Luetkemeyer: "Competition and the Small Business Landscape: Fair Competition and a Level Playing Field"
State of Small Business in America
Washington, March 1, 2022
WASHINGTON, D.C. - Today, the House Small Business Committee is holding a full hybrid hearing on the “Competition and the Small Business Landscape: Fair Competition and a Level Playing Field.”
Ranking Member Blaine Luetkemeyer's opening statement as prepared for delivery:
Thank you again, Madam Chair, for the opportunity to honor the memory of Mr. Hagedorn. I would also like to thank you for holding this hearing today.
As we all know, later this evening, President Biden will deliver his first State of the Union address. Roughly 400 days since President Biden has taken office, the state of small business is in CRISIS.
Small businesses are being crushed by soaring prices, facing the highest inflation rates in 40 years.
I have heard from contractors that are unable to bid on jobs because the cost of construction materials continues to skyrocket into the unknown. Restaurant owners have limited their menus and shortened their serving hours as the high of price of food and labor challenges their bottom line. And just last month, this Committee heard from an entrepreneur who was forced to narrow his scope of business due to the climbing prices at the gas pump.
Our nation’s job creators need workers.
As we pass “help wanted signs” on the doors across Main Street, it is clear, small businesses cannot compete with the government to get their employees back to work. Unprecedented government stimulus payments have led to 10.9 million job openings in this country, and despite historic numbers of small business owners raising compensation, nearly half of small businesses cannot find workers.
Supply chain disruptions are leading to lost revenue.
90 percent of small businesses have been affected by supply chain disruptions according to the NFIB. As consumer demand climbs, our nation is plagued by backlogs at the ports and truck driver shortages. The supply chain bottlenecks have resulted in the scarcity of key materials, project delays, and new challenges for business owners to serve their customers.

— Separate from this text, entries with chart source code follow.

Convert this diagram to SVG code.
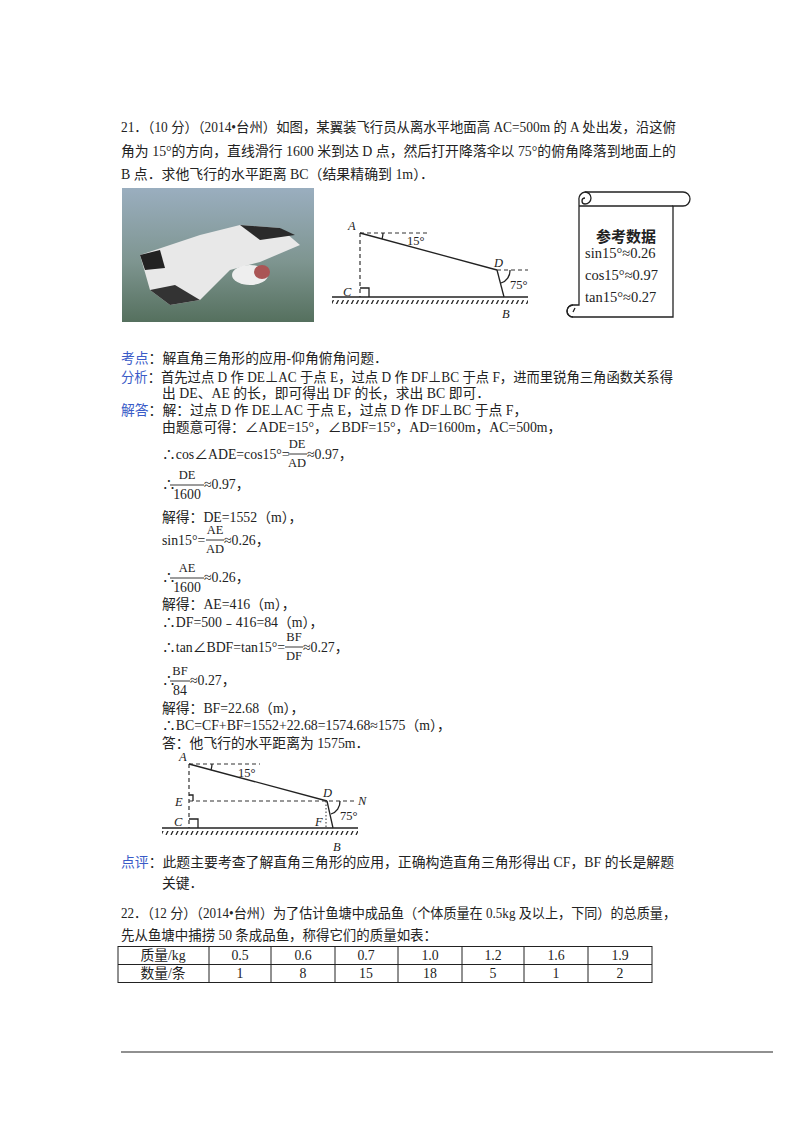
<svg xmlns="http://www.w3.org/2000/svg" width="800" height="1132" viewBox="0 0 800 1132">
<style>
text{font-family:"Liberation Serif","Noto Sans CJK SC",serif;font-size:13.8px;fill:#222}
.b{fill:#3a5bc7}
.s{font-size:12.5px}
.i{font-style:italic}
.ln{stroke:#222;stroke-width:1.3;fill:none}
.ds{stroke:#333;stroke-width:1.2;stroke-dasharray:4,3;fill:none}
.fr{stroke:#222;stroke-width:0.9}
</style>
<defs>
<pattern id="hatch" width="5" height="5" patternUnits="userSpaceOnUse"><line x1="1" y1="5" x2="3.5" y2="0" stroke="#222" stroke-width="1.3"/></pattern>
<linearGradient id="sky" x1="0" y1="0" x2="0" y2="1"><stop offset="0" stop-color="#9aaebf"/><stop offset="0.55" stop-color="#7e9590"/><stop offset="1" stop-color="#55705e"/></linearGradient>
</defs>
<rect width="800" height="1132" fill="#fff"/>
<g id="q21">
<text x="121" y="132" textLength="555" lengthAdjust="spacingAndGlyphs">21．（10 分）（2014•台州）如图，某翼装飞行员从离水平地面高 AC=500m 的 A 处出发，沿这俯</text>
<text x="121" y="156" textLength="555" lengthAdjust="spacingAndGlyphs">角为 15°的方向，直线滑行 1600 米到达 D 点，然后打开降落伞以 75°的俯角降落到地面上的</text>
<text x="121" y="179" textLength="313" lengthAdjust="spacingAndGlyphs">B 点．求他飞行的水平距离 BC（结果精确到 1m）．</text>
</g>
<g id="photo">
<rect x="122" y="188" width="192" height="134" fill="url(#sky)"/>
<path d="M140 255 L200 235 L240 225 L280 228 L300 245 L260 262 L230 270 L200 300 L170 305 L150 290 Z" fill="#e8e8e8"/>
<path d="M200 300 L170 305 L150 290 L175 285 Z" fill="#333"/>
<path d="M240 225 L280 228 L295 235 L260 240 Z" fill="#2a2a2a"/>
<path d="M140 255 L160 250 L165 268 L145 270 Z" fill="#222"/>
<ellipse cx="250" cy="275" rx="18" ry="10" fill="#eee"/>
<ellipse cx="262" cy="272" rx="8" ry="7" fill="#a55"/>
</g>
<g id="fig1">
<line class="ds" x1="360" y1="233" x2="360" y2="297"/>
<line class="ds" x1="360" y1="233" x2="430" y2="233"/>
<line class="ln" x1="360" y1="233" x2="497" y2="270"/>
<line class="ds" x1="497" y1="270" x2="528" y2="270"/>
<line class="ln" x1="497" y1="270" x2="504" y2="297"/>
<line class="ln" x1="332" y1="297" x2="528" y2="297"/>
<rect x="332" y="300" width="196" height="4" fill="url(#hatch)"/>
<polyline class="ln" points="360,288 369,288 369,297"/>
<path class="ln" d="M383 233 A 22 22 0 0 1 382 239"/>
<path class="ln" d="M510 270 A 13 13 0 0 1 501 283"/>
<text class="i s" x="348" y="230">A</text>
<text class="i s" x="343" y="296">C</text>
<text class="i s" x="494" y="267">D</text>
<text class="i s" x="502" y="318">B</text>
<text class="s" x="407" y="245">15°</text>
<text class="s" x="510" y="289">75°</text>
</g>
<g id="scroll">
<path class="ln" d="M585 192 L683 192 A6 6 0 0 1 683 206 L673 206 L673 317 L573 317 A6 6 0 0 1 573 305 L579 305 L579 200 A7 7 0 0 1 585 192 Z"/>
<path class="ln" d="M579 206 L673 206"/>
<path class="ln" d="M585 192 A6 6 0 0 1 585 204 A3 3 0 0 1 585 198"/>
<path class="ln" d="M573 305 A6 6 0 0 0 573 317 M575 308 L573 312"/>
<text x="626" y="242" text-anchor="middle" font-weight="bold" style="font-size:15px">参考数据</text>
<text x="585" y="258" style="font-size:14.5px">sin15°≈0.26</text>
<text x="585" y="280" style="font-size:14.5px">cos15°≈0.97</text>
<text x="585" y="302" style="font-size:14.5px">tan15°≈0.27</text>
</g>
<g id="answer">
<text x="121" y="363"><tspan class="b">考点</tspan>：解直角三角形的应用-仰角俯角问题．</text>
<text x="121" y="382" textLength="552" lengthAdjust="spacingAndGlyphs"><tspan class="b">分析</tspan>：首先过点 D 作 DE⊥AC 于点 E，过点 D 作 DF⊥BC 于点 F，进而里锐角三角函数关系得</text>
<text x="162" y="398">出 DE、AE 的长，即可得出 DF 的长，求出 BC 即可．</text>
<text x="121" y="415"><tspan class="b">解答</tspan>：解：过点 D 作 DE⊥AC 于点 E，过点 D 作 DF⊥BC 于点 F，</text>
<text x="162" y="432">由题意可得：∠ADE=15°，∠BDF=15°，AD=1600m，AC=500m，</text>
<text x="162" y="459">∴cos∠ADE=cos15°=</text>
<text class="s" x="297" y="448" text-anchor="middle">DE</text><line class="fr" x1="288" y1="454" x2="307" y2="454"/><text class="s" x="297" y="467" text-anchor="middle">AD</text>
<text x="307" y="459">≈0.97，</text>
<text x="162" y="489">∴</text>
<text class="s" x="187" y="479" text-anchor="middle">DE</text><line class="fr" x1="170" y1="485" x2="204" y2="485"/><text x="187" y="499" text-anchor="middle" font-family="Liberation Sans">1600</text>
<text x="204" y="489">≈0.97，</text>
<text x="162" y="522">解得：DE=1552（m），</text>
<text x="162" y="545">sin15°=</text>
<text class="s" x="215" y="534" text-anchor="middle">AE</text><line class="fr" x1="206" y1="540" x2="224" y2="540"/><text class="s" x="215" y="553" text-anchor="middle">AD</text>
<text x="224" y="545">≈0.26，</text>
<text x="162" y="582">∴</text>
<text class="s" x="187" y="572" text-anchor="middle">AE</text><line class="fr" x1="170" y1="578" x2="204" y2="578"/><text x="187" y="592" text-anchor="middle" font-family="Liberation Sans">1600</text>
<text x="204" y="582">≈0.26，</text>
<text x="162" y="609">解得：AE=416（m），</text>
<text x="162" y="627">∴DF=500﹣416=84（m），</text>
<text x="162" y="652">∴tan∠BDF=tan15°=</text>
<text class="s" x="294" y="641" text-anchor="middle">BF</text><line class="fr" x1="285" y1="647" x2="303" y2="647"/><text class="s" x="294" y="660" text-anchor="middle">DF</text>
<text x="303" y="652">≈0.27，</text>
<text x="162" y="685">∴</text>
<text class="s" x="180" y="675" text-anchor="middle">BF</text><line class="fr" x1="170" y1="681" x2="190" y2="681"/><text x="180" y="695" text-anchor="middle" font-family="Liberation Sans">84</text>
<text x="190" y="685">≈0.27，</text>
<text x="162" y="713">解得：BF=22.68（m），</text>
<text x="162" y="730">∴BC=CF+BF=1552+22.68=1574.68≈1575（m），</text>
<text x="162" y="748">答：他飞行的水平距离为 1575m．</text>
</g>
<g id="fig2">
<line class="ds" x1="189" y1="764" x2="189" y2="828"/>
<line class="ds" x1="189" y1="764" x2="260" y2="764"/>
<line class="ln" x1="189" y1="764" x2="327" y2="801"/>
<line class="ds" x1="189" y1="801" x2="355" y2="801"/>
<line stroke="#333" stroke-width="1" stroke-dasharray="1.5,2" x1="326" y1="801" x2="326" y2="828"/>
<line class="ln" x1="327" y1="801" x2="333" y2="828"/>
<line class="ln" x1="162" y1="828" x2="358" y2="828"/>
<rect x="162" y="831" width="196" height="4" fill="url(#hatch)"/>
<polyline class="ln" points="189,795 193,795 193,801"/>
<polyline class="ln" points="189,819 198,819 198,828"/>
<path class="ln" d="M212 764 A 22 22 0 0 1 211 770"/>
<path class="ln" d="M340 801 A 13 13 0 0 1 331 814"/>
<text class="i s" x="179" y="761">A</text>
<text class="i s" x="175" y="806">E</text>
<text class="i s" x="174" y="826">C</text>
<text class="i s" x="323" y="797">D</text>
<text class="i s" x="358" y="805">N</text>
<text class="i s" x="315" y="826">F</text>
<text class="i s" x="333" y="851">B</text>
<text class="s" x="238" y="777">15°</text>
<text class="s" x="340" y="820">75°</text>
</g>
<g id="comment">
<text x="121" y="867" textLength="553" lengthAdjust="spacingAndGlyphs"><tspan class="b">点评</tspan>：此题主要考查了解直角三角形的应用，正确构造直角三角形得出 CF，BF 的长是解题</text>
<text x="162" y="888">关键．</text>
</g>
<g id="q22">
<text x="121" y="918" textLength="555" lengthAdjust="spacingAndGlyphs">22．（12 分）（2014•台州）为了估计鱼塘中成品鱼（个体质量在 0.5kg 及以上，下同）的总质量，</text>
<text x="121" y="940" textLength="316" lengthAdjust="spacingAndGlyphs">先从鱼塘中捕捞 50 条成品鱼，称得它们的质量如表：</text>
</g>
<g id="table">
<rect x="118" y="946.5" width="534" height="36" fill="none" stroke="#222" stroke-width="1"/>
<line stroke="#222" x1="118" y1="964.5" x2="652" y2="964.5"/>
<g stroke="#222"><line x1="209" y1="946.5" x2="209" y2="982.5"/><line x1="271" y1="946.5" x2="271" y2="982.5"/><line x1="335" y1="946.5" x2="335" y2="982.5"/><line x1="398" y1="946.5" x2="398" y2="982.5"/><line x1="462" y1="946.5" x2="462" y2="982.5"/><line x1="524" y1="946.5" x2="524" y2="982.5"/><line x1="588" y1="946.5" x2="588" y2="982.5"/></g>
<g text-anchor="middle">
<text x="163" y="960">质量/kg</text><text x="240" y="960">0.5</text><text x="303" y="960">0.6</text><text x="366" y="960">0.7</text><text x="430" y="960">1.0</text><text x="493" y="960">1.2</text><text x="556" y="960">1.6</text><text x="620" y="960">1.9</text>
<text x="163" y="978">数量/条</text><text x="240" y="978">1</text><text x="303" y="978">8</text><text x="366" y="978">15</text><text x="430" y="978">18</text><text x="493" y="978">5</text><text x="556" y="978">1</text><text x="620" y="978">2</text>
</g>
</g>
<line stroke="#222" stroke-width="1.2" x1="121" y1="1052" x2="773" y2="1052"/>
</svg>
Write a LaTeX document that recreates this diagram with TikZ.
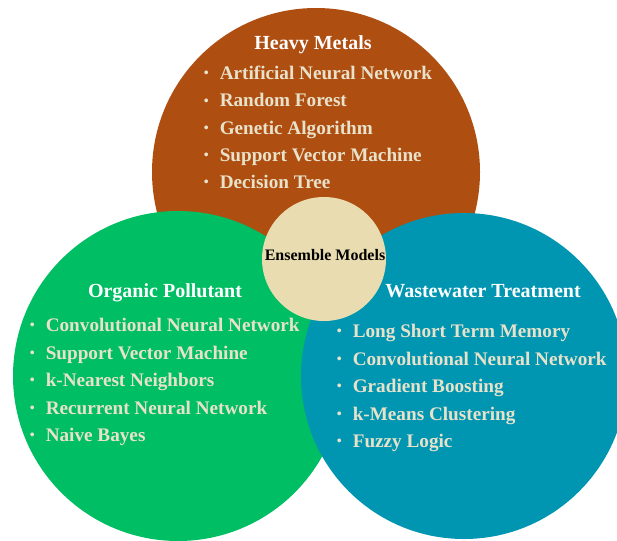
\documentclass[tikz,border=0pt]{standalone}
\usepackage{fontspec}
\setmainfont{Liberation Serif}

\definecolor{metalbrown}{HTML}{AF4E11}
\definecolor{organicgreen}{HTML}{00BE63}
\definecolor{waterblue}{HTML}{0096B2}
\definecolor{ensemblebeige}{HTML}{E9DCB0}
\definecolor{cream}{HTML}{E8E2CA}

% bullet of fixed width in front of every list entry
\newcommand{\bul}{\makebox[12pt][l]{\fontsize{10.5}{10.5}\selectfont\raisebox{1.3pt}{\textbullet}}}

\begin{document}
\begin{tikzpicture}[
    x=0.75pt, y=-0.75pt,
    every node/.style={font=\bfseries},
    field/.style={circle, inner sep=0pt, outer sep=0pt},
    title/.style={anchor=base, inner sep=0pt, text=white, font=\fontsize{15}{18}\selectfont\bfseries},
    item/.style={anchor=base west, inner sep=0pt, text=cream, font=\fontsize{14.4}{17}\selectfont\bfseries},
]
\useasboundingbox (0,0) rectangle (617,540);

% Circles (back to front)
\node[field, fill=metalbrown,    minimum size=246pt]   (metals)   at (316,172) {};
\node[field, fill=organicgreen,  minimum size=247.5pt] (organic)  at (178,376) {};
\node[field, fill=waterblue,     minimum size=244.5pt] (water)    at (464,376) {};
\node[field, fill=ensemblebeige, minimum size=93pt]    (ensemble) at (324,259) {};

% Centre label
\node[anchor=base, inner sep=0pt, font=\fontsize{12}{14}\selectfont\bfseries] (ensemblelabel) at (325,260) {Ensemble Models};

% Heavy Metals
\node[title] (metalstitle) at (313,49) {Heavy Metals};
\node[item] (hm1) at (203.5,79.5)  {\bul Artificial Neural Network};
\node[item] (hm2) at (203.5,106.8) {\bul Random Forest};
\node[item] (hm3) at (203.5,134.1) {\bul Genetic Algorithm};
\node[item] (hm4) at (203.5,161.4) {\bul Support Vector Machine};
\node[item] (hm5) at (203.5,188.7) {\bul Decision Tree};

% Organic Pollutant
\node[title] (organictitle) at (165,297) {Organic Pollutant};
\node[item] (op1) at (29.5,331.5) {\bul Convolutional Neural Network};
\node[item] (op2) at (29.5,359)   {\bul Support Vector Machine};
\node[item] (op3) at (29.5,386.5) {\bul k-Nearest Neighbors};
\node[item] (op4) at (29.5,414)   {\bul Recurrent Neural Network};
\node[item] (op5) at (29.5,441.5) {\bul Naive Bayes};

% Wastewater Treatment
\node[title] (watertitle) at (483,297) {Wastewater Treatment};
\node[item] (wt1) at (336.5,337.5) {\bul Long Short Term Memory};
\node[item] (wt2) at (336.5,365)   {\bul Convolutional Neural Network};
\node[item] (wt3) at (336.5,392.5) {\bul Gradient Boosting};
\node[item] (wt4) at (336.5,420)   {\bul k-Means Clustering};
\node[item] (wt5) at (336.5,447.5) {\bul Fuzzy Logic};

\end{tikzpicture}
\end{document}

Crime is devastating small businesses.
“Smash and grab” crime waves are damaging main street storefronts, leaving small business owners to pick up the pieces. Looting not only leads to broken windows or stolen goods but small businesses have also been forced to halt operations and even face increases in insurance premiums.
Regulations are hamstringing recovery and progress.
With all of these headwinds, the last thing small businesses need is more regulations, yet according to the American Action Forum, the Biden Administration capped off its first full year in office with more than $201 billion in regulatory costs and 131 million hours in new annual paperwork.
These challenges place small businesses at a competitive disadvantage, as they lack the staff, ability to absorb costs, pricing flexibility, long-term contracts, and purchasing power. Although innovative and nimble, small businesses, entrepreneurs, and startups operate on very thin margins.
Just as concerning, this Administration continues to put small businesses on the back burner. As Members of the Committee, it is our job to advocate for small businesses and conduct oversight. Secretary Yellen continues to ignore the law, this Committee, and small businesses. She is over 310 days past the April 26th deadline in law for her testify before this Committee. If a small business owner was late on a legal responsibility, I am confident that the IRS would not exercise this level of leniency and lawlessness. Just another example of this Administration’s “rules for thee, but not for me.”
This Committee has been fortunate enough to hear testimony from SBA Administrator Guzman; however, Members of this Committee deserve responses to questions submitted for the record 9 months ago, and throughout this Congress, regarding important programs that service our small business constituents.
The current economic climate for small businesses and response from the Biden Administration are inexcusable. Main Street creates approximately two-thirds of all new jobs and is key to our nation’s recovery from the pandemic. However, the Job Creators Network found, only 7% of small businesses have fully recovered from the pandemic. It is clear, endless government spending in Washington and constantly changing mandates are not working for small businesses.
We must champion pro-growth policies of lower taxes and deregulatory actions that allow small businesses to operate independently.
In short, the multitude of challenges facing the nation’s job creators put them at a competitive disadvantage. The state of the small business economy must improve.
I look forward to hearing from our witnesses today on how we can restore the small business economy and decrease barriers to competition for small businesses.